Jesús vivió aproximadamente la mitad de los años de una vida promedia. Durante ese tiempo, Él fue criticado y despreciado y rechazado. Fue capturado en el Huerto, llevado al Patio del Juicio, y condenado a morir. Ahora su sufrimiento fue terminado. Además, todo lo que se había profetizado en el Antiguo Testamento con respecto a Su muerte fue cumplido. Y por fin, la obra de la redención fue completada. Jesucristo había saboreado la muerte que nosotros merecemos — y ahora ¡la gran transacción fue hecha!

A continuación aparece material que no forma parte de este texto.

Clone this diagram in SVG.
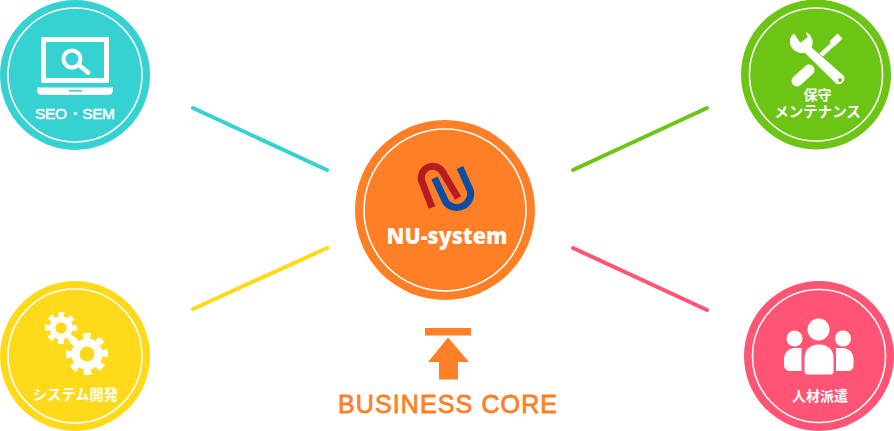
<svg xmlns="http://www.w3.org/2000/svg" width="894" height="431" viewBox="0 0 894 431">
<style>
.ring{fill:none;stroke:#fff;stroke-width:1.6}
.lbl{font-family:"Noto Sans CJK JP","Noto Sans",sans-serif;font-weight:700;font-size:14px;fill:#fff;text-anchor:middle}
.con{fill:none;stroke-width:4;stroke-linecap:round}
.w{fill:#fff}
.ln{fill:none;stroke:#fff;stroke-linecap:round}
</style>
<rect width="894" height="431" fill="#fff"/>
<g id="connectors">
<line class="con" x1="193" y1="108" x2="327" y2="170" stroke="#36D1D1"/>
<line class="con" x1="193" y1="309" x2="327" y2="248" stroke="#FFD91A"/>
<line class="con" x1="573" y1="170" x2="707" y2="108" stroke="#6CC514"/>
<line class="con" x1="573" y1="248" x2="707" y2="310" stroke="#FF5473"/>
</g>
<g id="node-seo">
<circle cx="75" cy="75" r="75" fill="#36D1D1"/>
<circle class="ring" cx="75" cy="75" r="67"/>
<path class="w" fill-rule="evenodd" d="M41 37H109V83H41ZM46 42V78H104V42Z"/>
<path class="w" d="M37 87.500H113V90C113 93 111 95 108 95H42C39 95 37 93 37 90Z"/>
<rect x="69" y="90" width="13" height="1.600" fill="#36D1D1"/>
<circle cx="72" cy="59" r="8.500" fill="none" stroke="#fff" stroke-width="4"/>
<line class="ln" x1="80" y1="66" x2="88" y2="72.500" stroke-width="4.500"/>
<text x="75" y="119" font-family="Liberation Sans, sans-serif" font-size="15.500" fill="#fff" stroke="#fff" stroke-width=".5" text-anchor="middle" textLength="80" lengthAdjust="spacing">SEO・SEM</text>
</g>
<g id="node-maintenance">
<circle cx="816" cy="74.500" r="75" fill="#6CC514"/>
<circle class="ring" cx="816" cy="74.500" r="66.500"/>
<line class="ln" x1="797" y1="81" x2="809" y2="70" stroke-width="11"/>
<line x1="820" y1="56" x2="834" y2="43" stroke="#fff" stroke-width="4.500"/>
<line x1="832" y1="44" x2="840" y2="36" stroke="#fff" stroke-width="7"/>
<path class="w" stroke="#6CC514" stroke-width="1.500" paint-order="stroke" d="M794 33.500L800.300 42.700L807.700 37.300L805.700 31.700C812 35 814.500 42 811.500 47.500L844 76C846 81 841 86 836 83.500L805 53C798 54 791 50 790 43C789.500 39 791 35.500 794 33.500Z"/>
<circle cx="840" cy="80" r="2" fill="#6CC514"/>
<text class="lbl" x="817.500" y="100">保守</text>
<text class="lbl" x="817.500" y="117" style="font-size:14.500px">メンテナンス</text>
</g>
<g id="node-dev">
<circle cx="75" cy="356" r="75" fill="#FFD91A"/>
<circle class="ring" cx="75" cy="356" r="67"/>
<g fill="none" stroke="#fff">
<circle cx="61" cy="328" r="8.700" stroke-width="6"/>
<circle cx="61" cy="328" r="13.500" stroke-width="5" stroke-dasharray="5.600 5" transform="rotate(-12 61 328)"/>
<circle cx="87" cy="354" r="11.500" stroke-width="8"/>
<circle cx="87" cy="354" r="18" stroke-width="6" stroke-dasharray="7.200 6.940" transform="rotate(-14 87 354)"/>
</g>
<text class="lbl" x="75.500" y="400" style="font-size:14.300px">システム開発</text>
</g>
<g id="node-staff">
<circle cx="819" cy="356" r="75" fill="#FF5473"/>
<circle class="ring" cx="819" cy="356" r="66.500"/>
<circle class="w" cx="818.500" cy="329.500" r="11"/>
<circle class="w" cx="794.500" cy="338.500" r="8"/>
<circle class="w" cx="843" cy="338.500" r="8"/>
<path class="w" d="M804.500 358C804.500 350 810 344.500 819 344.500C828 344.500 833.500 350 833.500 358V371.500C833.500 373.500 832 374.500 830.500 374.500H807.500C806 374.500 804.500 373.500 804.500 371.500Z"/>
<path class="w" d="M801.500 348H795C788.500 348 784 353 784 359V365C784 369 787 371 790 371H801.500Z"/>
<path class="w" d="M836 348H842.500C849 348 853.500 353 853.500 359V365C853.500 369 850.500 371 847.500 371H836Z"/>
<text class="lbl" x="820" y="401">人材派遣</text>
</g>
<g id="node-core">
<circle cx="445" cy="210" r="90" fill="#FF7F27"/>
<circle class="ring" cx="445" cy="210" r="81"/>
<path fill="none" stroke="#B71C23" stroke-width="7" d="M432 207.500L422.500 183A11.500 11.500 0 0 1 443 172.500L458 198"/>
<path fill="none" stroke="#0D4DA1" stroke-width="7" d="M434.500 178L446 202.500A14 14 0 0 0 470.500 191L460 167.500"/>
<text x="447" y="244" font-family="Open Sans, sans-serif" font-size="23.500" font-weight="800" fill="#fff" text-anchor="middle" textLength="121" lengthAdjust="spacingAndGlyphs">NU-system</text>
</g>
<g id="business-core">
<rect x="425" y="328" width="46" height="7.500" fill="#FF7F27"/>
<path fill="#FF7F27" d="M448 337.500L469 362H458V379.500H439V362H428Z"/>
<text x="447.500" y="413" font-family="Liberation Sans, sans-serif" font-size="25px" fill="#FF7F27" stroke="#FF7F27" stroke-width=".8" text-anchor="middle" textLength="219" lengthAdjust="spacing">BUSINESS CORE</text>
</g>
</svg>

7. La Palabra de Encomienda
“Entonces Jesús, clamando a gran voz, dijo: Padre, en tus manos encomiendo mi espíritu. Y habiendo dicho esto, expiró.” (San Lucas 23.46) Por seis horas, Jesús había estado colgado en la Cruz, y ahora podemos tomar un último vistazo de su rostro sufriente. Su cuerpo entero está desmayado y temblando por el último escalofrío. Sus respiros llegan a ser más y más débiles — hasta que toma un último suspiro, profundo y largo — “Padre, en tus manos encomiendo mi espíritu.”
Jesús estaba constantemente sometiéndose a Dios, y cuando se murió, murió de la misma manera de que había vivido. A nosotros también, se nos dice: “Encomienda a Jehová tu camino.” El cristiano puede (como Esteban en Hechos 7) clamar con su último respiro: “Señor Jesús, recibe mi espíritu.”
Jesús fue crucificado y sufrió en la Cruz para poder pagar el castigo de nuestros pecados. Él murió en nuestro lugar (I Pedro 2.24). Él fue herido por nuestras rebeliones (Isaías 53.5) Si le recibimos a nuestros corazones, llegamos a ser hijos de Dios (San Juan 1.12) y con nuevo significado podemos cantar el coro del Evangelio:
“Jesús firmó mi perdón, de esto estoy seguro, sí;
Mi lugar tomó en la Cruz, ahora ya no fui.
Mi vida todo yo le doy; la Suya dio por mí,
Cuando firmó mi perdón, en el Calvario ahí.”
Si nunca ha invitado a Jesús a entrar en su corazón, ¿por qué no hacerlo hoy?